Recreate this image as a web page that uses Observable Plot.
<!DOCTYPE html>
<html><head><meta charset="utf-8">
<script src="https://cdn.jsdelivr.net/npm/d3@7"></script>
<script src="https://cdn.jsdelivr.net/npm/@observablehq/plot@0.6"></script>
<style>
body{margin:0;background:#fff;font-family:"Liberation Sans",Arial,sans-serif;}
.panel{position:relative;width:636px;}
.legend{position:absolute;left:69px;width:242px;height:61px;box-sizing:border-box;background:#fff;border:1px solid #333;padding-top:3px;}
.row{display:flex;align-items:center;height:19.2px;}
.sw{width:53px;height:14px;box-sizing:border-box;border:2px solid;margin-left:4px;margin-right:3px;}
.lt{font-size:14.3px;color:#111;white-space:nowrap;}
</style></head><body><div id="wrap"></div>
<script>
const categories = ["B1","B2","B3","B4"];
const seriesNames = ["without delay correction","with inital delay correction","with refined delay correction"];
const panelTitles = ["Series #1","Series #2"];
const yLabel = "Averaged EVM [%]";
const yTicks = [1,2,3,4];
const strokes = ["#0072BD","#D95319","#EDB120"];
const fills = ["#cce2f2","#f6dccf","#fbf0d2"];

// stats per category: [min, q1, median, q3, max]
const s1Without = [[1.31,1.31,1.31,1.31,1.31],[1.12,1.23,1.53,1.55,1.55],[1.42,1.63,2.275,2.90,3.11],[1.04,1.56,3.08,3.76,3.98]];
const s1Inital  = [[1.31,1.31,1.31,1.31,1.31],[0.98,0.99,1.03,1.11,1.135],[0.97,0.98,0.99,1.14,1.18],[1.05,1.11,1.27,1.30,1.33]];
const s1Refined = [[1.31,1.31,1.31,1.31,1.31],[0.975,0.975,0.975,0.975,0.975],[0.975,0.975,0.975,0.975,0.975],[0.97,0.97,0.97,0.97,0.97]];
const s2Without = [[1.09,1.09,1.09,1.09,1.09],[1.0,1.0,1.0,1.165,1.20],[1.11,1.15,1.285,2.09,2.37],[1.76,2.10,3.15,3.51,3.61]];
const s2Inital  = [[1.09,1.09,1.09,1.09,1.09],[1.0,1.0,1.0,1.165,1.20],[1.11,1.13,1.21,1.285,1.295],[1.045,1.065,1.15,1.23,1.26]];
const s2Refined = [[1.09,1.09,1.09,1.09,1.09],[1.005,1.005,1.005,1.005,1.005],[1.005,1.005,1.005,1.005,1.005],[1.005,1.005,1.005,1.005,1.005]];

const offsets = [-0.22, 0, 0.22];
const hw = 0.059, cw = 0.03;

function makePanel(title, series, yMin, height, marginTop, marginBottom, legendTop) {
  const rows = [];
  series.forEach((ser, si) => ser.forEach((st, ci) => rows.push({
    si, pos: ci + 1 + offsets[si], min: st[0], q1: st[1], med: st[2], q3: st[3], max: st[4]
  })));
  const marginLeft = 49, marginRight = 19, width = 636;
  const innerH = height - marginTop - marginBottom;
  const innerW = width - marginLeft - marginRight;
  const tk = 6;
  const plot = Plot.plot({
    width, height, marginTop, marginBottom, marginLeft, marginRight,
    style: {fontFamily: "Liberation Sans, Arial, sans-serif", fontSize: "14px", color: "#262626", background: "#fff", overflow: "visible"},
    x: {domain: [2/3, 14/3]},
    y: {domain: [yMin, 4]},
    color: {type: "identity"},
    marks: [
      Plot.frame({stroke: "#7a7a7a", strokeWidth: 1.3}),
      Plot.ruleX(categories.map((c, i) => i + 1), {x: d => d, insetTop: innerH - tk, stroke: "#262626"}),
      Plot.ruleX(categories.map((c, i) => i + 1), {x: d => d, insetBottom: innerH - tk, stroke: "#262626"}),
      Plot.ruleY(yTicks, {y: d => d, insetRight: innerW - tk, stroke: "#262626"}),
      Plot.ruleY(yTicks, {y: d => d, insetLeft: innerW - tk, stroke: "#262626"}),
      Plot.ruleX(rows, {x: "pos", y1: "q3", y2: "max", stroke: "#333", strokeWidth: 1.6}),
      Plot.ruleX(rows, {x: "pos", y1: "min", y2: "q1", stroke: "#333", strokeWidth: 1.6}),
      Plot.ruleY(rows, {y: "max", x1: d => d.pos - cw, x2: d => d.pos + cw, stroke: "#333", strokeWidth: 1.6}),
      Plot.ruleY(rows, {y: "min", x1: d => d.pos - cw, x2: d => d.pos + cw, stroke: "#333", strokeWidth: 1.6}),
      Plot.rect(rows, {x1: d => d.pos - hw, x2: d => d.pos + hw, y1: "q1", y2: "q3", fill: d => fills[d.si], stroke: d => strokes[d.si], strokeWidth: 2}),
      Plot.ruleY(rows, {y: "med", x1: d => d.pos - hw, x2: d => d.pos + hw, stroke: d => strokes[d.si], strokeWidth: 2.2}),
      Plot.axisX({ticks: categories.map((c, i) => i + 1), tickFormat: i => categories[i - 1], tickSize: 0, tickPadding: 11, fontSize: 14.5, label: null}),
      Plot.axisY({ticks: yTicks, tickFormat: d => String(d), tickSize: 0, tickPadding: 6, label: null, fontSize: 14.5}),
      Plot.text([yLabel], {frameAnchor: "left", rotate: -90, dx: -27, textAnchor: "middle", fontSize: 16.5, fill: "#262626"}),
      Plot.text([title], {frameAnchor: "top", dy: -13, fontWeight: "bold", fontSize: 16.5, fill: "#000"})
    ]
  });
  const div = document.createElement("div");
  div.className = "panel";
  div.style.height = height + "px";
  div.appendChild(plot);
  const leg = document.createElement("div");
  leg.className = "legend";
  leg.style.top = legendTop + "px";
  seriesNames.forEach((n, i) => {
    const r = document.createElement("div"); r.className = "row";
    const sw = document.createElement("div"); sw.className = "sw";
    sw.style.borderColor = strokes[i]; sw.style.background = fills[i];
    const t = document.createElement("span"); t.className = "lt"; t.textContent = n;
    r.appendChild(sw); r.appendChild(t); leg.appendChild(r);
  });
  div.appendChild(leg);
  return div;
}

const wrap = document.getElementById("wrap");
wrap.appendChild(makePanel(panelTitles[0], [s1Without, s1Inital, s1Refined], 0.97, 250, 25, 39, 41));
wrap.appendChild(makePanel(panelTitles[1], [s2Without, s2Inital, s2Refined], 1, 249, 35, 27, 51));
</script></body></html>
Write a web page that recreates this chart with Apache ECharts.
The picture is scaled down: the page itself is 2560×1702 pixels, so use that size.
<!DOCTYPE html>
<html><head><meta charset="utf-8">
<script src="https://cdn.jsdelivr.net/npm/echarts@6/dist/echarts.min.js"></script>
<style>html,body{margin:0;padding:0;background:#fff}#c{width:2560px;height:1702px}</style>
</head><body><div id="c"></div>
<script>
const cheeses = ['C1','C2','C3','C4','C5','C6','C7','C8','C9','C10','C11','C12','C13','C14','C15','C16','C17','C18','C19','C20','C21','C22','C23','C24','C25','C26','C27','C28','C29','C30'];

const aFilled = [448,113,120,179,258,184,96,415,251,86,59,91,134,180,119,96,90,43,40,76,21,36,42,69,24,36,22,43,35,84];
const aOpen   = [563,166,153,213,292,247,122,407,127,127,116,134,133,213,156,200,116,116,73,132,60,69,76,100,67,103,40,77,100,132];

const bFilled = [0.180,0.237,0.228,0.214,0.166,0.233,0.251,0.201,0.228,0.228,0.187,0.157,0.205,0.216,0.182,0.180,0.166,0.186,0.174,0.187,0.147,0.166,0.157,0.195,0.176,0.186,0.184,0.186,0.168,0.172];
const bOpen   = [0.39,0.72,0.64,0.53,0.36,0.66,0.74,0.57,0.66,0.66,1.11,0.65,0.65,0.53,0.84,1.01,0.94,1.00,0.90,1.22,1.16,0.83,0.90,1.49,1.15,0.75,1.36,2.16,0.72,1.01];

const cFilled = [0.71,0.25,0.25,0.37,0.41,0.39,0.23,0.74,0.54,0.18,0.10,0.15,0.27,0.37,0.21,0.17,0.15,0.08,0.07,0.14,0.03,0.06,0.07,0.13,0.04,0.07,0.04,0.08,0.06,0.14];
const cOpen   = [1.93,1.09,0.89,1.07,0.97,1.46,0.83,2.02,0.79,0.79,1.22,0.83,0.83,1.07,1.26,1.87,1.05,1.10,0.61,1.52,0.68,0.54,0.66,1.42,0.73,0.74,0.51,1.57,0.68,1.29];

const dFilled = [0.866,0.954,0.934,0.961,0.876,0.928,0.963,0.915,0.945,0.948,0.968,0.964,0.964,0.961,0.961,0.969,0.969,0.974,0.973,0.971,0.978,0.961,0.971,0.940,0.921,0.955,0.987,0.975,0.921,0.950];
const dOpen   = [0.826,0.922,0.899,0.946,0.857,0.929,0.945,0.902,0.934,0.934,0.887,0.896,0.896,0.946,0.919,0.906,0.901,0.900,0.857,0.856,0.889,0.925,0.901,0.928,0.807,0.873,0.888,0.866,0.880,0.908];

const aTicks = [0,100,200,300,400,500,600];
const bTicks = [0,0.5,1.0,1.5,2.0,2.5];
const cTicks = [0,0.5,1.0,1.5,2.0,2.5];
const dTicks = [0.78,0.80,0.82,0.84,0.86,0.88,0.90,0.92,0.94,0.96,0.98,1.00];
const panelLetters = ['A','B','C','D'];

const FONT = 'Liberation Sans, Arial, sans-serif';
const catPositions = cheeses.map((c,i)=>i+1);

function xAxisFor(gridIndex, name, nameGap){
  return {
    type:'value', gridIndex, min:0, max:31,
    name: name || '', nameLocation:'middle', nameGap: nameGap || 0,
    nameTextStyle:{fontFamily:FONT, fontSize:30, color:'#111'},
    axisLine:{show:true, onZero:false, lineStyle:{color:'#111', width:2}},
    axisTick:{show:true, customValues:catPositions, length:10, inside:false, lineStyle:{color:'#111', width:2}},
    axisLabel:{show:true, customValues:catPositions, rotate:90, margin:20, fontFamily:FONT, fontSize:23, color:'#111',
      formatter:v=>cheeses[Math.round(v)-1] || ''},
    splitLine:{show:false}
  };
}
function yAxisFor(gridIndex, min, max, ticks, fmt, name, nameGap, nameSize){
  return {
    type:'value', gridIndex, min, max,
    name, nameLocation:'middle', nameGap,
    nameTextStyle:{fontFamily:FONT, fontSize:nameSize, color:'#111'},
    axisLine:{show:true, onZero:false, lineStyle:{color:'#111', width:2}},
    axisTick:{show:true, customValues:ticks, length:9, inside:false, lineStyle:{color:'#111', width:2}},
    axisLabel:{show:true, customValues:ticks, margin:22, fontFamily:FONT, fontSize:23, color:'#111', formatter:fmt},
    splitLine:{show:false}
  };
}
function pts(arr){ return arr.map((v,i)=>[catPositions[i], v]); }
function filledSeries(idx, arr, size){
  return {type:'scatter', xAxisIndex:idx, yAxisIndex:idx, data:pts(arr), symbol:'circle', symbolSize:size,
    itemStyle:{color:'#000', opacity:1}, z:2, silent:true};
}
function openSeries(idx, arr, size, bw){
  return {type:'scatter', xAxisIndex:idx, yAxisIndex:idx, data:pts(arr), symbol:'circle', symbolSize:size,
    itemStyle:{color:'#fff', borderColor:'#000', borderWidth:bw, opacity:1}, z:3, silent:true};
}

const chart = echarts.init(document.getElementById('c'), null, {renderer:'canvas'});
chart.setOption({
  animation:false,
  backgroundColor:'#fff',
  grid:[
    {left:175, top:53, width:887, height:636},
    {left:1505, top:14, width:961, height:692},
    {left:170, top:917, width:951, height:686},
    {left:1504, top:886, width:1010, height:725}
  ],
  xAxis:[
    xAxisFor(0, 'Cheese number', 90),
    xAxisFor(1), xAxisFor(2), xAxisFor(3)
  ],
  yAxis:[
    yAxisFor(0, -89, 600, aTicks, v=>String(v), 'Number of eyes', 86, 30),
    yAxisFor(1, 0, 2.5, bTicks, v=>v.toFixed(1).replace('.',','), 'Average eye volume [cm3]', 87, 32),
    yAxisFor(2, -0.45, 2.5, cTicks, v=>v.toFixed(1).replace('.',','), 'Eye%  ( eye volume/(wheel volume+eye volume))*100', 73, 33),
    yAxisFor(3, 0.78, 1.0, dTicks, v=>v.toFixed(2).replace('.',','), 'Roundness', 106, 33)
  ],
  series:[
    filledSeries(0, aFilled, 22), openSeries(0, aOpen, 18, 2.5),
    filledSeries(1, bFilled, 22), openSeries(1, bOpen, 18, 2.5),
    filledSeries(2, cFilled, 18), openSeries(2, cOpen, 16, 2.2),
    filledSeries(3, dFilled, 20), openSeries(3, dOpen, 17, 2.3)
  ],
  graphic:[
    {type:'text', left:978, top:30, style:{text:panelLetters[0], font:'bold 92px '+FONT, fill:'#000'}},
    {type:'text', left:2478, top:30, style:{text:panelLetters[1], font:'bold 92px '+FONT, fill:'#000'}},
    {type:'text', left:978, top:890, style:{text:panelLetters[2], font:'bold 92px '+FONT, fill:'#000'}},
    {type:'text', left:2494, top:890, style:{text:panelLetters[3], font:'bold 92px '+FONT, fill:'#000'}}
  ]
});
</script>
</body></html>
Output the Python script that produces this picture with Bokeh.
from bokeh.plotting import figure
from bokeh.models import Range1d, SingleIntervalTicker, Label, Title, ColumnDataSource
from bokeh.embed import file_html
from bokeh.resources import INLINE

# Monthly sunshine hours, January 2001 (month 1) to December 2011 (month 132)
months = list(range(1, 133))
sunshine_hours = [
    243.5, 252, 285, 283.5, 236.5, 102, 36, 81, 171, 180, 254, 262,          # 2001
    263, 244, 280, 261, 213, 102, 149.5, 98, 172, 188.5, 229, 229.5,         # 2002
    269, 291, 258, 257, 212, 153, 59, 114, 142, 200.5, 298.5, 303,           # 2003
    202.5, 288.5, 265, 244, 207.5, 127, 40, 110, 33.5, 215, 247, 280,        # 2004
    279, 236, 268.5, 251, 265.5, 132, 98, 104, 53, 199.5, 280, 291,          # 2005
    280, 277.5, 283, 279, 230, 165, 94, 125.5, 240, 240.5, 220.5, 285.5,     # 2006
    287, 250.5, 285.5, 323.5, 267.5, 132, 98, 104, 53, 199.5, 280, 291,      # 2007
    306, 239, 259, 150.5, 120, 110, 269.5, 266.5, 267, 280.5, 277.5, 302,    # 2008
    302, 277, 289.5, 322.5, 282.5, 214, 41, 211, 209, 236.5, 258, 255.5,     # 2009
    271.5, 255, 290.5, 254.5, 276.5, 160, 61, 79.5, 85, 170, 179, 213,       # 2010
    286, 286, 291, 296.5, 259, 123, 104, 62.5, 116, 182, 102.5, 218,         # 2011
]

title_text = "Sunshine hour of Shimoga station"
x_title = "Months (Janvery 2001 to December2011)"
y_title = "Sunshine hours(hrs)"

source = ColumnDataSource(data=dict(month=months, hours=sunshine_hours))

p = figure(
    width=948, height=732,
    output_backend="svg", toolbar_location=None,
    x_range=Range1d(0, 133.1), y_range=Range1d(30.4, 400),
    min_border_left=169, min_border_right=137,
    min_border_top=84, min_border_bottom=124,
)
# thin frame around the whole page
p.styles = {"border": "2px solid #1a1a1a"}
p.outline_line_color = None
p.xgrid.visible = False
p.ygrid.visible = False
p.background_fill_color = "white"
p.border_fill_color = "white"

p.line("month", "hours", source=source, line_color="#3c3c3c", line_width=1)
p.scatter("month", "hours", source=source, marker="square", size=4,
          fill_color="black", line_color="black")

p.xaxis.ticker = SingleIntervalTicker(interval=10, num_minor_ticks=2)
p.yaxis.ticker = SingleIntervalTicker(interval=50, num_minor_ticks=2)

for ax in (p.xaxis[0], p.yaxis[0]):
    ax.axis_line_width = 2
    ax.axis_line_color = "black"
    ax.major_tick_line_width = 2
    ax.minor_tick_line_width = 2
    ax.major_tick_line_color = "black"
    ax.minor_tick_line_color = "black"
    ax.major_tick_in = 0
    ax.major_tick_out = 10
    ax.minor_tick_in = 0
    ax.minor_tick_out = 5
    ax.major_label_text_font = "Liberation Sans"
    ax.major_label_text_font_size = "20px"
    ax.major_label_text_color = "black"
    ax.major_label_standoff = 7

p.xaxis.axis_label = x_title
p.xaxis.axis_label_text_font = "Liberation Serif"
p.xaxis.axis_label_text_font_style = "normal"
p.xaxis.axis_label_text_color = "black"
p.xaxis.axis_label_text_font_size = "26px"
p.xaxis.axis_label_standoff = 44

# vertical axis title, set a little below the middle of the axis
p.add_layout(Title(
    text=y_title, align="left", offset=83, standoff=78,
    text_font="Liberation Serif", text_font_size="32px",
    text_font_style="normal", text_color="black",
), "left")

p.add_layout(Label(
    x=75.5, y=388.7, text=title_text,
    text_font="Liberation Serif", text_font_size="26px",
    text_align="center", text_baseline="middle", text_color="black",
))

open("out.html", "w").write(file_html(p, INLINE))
==============================
• Your instructions: Working from the entries above, return all lines that contain "this".

• Answer for the task:
Recreate this image as a web page that uses Observable Plot.
Write a web page that recreates this chart with Apache ECharts.
Output the Python script that produces this picture with Bokeh.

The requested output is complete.